--- start of Material provided ---
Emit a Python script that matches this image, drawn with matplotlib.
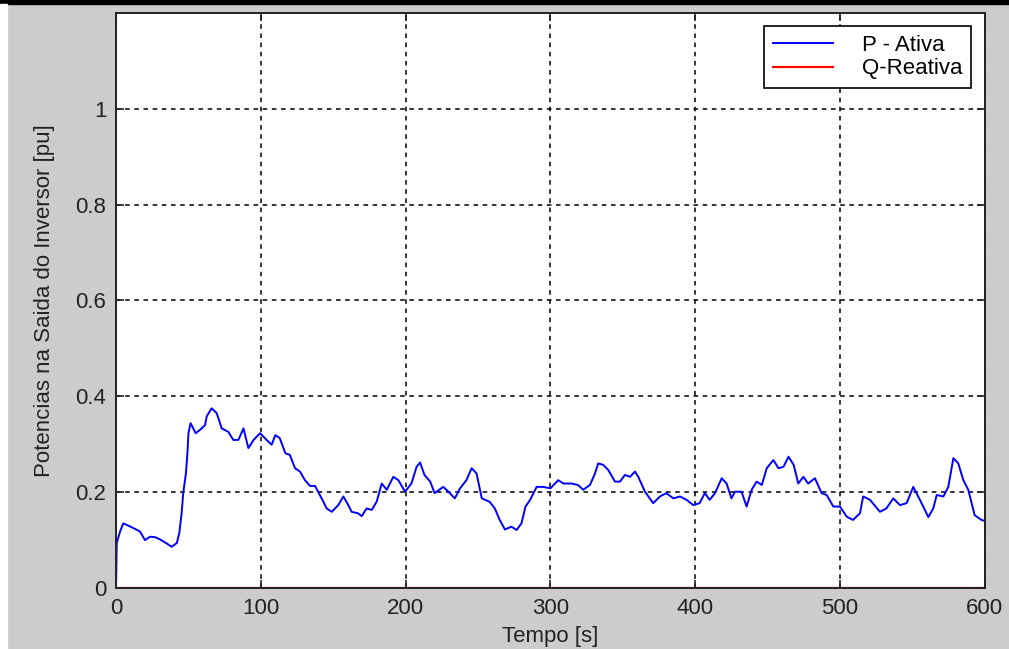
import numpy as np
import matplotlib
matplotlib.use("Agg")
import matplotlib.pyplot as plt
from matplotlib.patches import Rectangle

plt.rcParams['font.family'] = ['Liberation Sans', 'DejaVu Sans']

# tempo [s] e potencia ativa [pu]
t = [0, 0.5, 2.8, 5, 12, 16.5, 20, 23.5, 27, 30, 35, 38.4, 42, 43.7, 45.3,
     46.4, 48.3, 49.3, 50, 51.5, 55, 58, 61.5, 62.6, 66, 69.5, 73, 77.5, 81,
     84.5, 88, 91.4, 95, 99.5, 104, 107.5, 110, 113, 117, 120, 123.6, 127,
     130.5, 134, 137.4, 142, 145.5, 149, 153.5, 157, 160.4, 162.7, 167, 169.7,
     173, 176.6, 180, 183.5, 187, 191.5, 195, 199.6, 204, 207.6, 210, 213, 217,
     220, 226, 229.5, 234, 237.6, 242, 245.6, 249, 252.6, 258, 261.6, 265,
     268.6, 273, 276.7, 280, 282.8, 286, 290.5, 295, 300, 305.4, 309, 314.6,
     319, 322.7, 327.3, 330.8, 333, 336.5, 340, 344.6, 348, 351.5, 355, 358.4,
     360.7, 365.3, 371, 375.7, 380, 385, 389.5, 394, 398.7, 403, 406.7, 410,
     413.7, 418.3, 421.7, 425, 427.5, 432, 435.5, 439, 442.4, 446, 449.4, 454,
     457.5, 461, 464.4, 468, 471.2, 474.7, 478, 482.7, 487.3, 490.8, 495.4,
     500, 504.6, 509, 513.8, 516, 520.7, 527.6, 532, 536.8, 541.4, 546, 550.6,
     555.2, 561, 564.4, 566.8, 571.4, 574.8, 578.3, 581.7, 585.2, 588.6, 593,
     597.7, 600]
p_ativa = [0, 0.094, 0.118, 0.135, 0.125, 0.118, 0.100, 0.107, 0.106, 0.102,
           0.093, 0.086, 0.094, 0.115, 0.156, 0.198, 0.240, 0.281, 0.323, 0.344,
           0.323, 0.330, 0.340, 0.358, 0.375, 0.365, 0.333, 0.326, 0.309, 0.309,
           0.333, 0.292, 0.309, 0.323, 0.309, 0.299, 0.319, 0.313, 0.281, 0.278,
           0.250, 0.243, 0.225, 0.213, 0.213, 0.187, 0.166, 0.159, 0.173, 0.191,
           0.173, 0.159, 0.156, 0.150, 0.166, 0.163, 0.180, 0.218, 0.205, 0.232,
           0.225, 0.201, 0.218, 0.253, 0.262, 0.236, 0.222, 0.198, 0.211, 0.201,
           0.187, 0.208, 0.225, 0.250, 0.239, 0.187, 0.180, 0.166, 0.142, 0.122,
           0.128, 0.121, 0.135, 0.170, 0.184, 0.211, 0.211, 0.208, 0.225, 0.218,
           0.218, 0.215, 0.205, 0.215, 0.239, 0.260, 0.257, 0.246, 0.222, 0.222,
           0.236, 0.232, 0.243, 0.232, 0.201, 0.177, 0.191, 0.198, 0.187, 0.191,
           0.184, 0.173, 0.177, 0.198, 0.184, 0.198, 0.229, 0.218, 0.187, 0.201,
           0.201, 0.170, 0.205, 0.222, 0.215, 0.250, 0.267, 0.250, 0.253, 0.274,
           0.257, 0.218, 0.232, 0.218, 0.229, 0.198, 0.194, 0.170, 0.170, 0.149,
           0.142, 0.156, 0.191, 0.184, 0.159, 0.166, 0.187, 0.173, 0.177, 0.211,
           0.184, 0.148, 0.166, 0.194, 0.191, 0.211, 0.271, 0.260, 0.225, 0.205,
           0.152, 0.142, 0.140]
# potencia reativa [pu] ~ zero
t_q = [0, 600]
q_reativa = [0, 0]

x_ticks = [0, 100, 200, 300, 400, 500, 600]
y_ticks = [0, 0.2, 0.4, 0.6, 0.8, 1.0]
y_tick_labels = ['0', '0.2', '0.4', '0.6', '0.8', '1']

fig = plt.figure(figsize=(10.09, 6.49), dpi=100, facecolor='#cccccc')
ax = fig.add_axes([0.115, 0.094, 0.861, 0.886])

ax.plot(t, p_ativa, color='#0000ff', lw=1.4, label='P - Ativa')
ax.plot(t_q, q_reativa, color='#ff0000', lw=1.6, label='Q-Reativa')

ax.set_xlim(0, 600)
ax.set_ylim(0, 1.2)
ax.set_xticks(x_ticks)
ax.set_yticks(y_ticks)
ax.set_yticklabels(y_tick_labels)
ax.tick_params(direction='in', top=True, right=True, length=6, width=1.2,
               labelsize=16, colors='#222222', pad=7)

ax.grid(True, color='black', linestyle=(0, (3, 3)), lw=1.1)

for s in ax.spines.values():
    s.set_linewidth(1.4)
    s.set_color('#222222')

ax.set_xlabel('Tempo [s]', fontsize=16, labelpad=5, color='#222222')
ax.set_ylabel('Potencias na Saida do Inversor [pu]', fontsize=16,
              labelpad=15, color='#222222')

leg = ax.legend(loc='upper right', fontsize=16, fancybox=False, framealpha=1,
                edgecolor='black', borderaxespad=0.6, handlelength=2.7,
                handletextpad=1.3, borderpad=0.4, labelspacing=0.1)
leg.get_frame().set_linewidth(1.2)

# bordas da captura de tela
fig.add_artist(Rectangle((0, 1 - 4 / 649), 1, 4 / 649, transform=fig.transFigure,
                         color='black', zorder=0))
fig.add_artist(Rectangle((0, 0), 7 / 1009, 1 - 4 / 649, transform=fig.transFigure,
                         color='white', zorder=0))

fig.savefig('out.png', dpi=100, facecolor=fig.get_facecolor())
--- end of Material provided ---
What you should do - From the first line of the material down to the line containing "plt.rcParams['font.family'] = ['Liberation", inclusive, return each line exactly, skipping any picture.

Solution for this task -
Emit a Python script that matches this image, drawn with matplotlib.
import numpy as np
import matplotlib
matplotlib.use("Agg")
import matplotlib.pyplot as plt
from matplotlib.patches import Rectangle

plt.rcParams['font.family'] = ['Liberation Sans', 'DejaVu Sans']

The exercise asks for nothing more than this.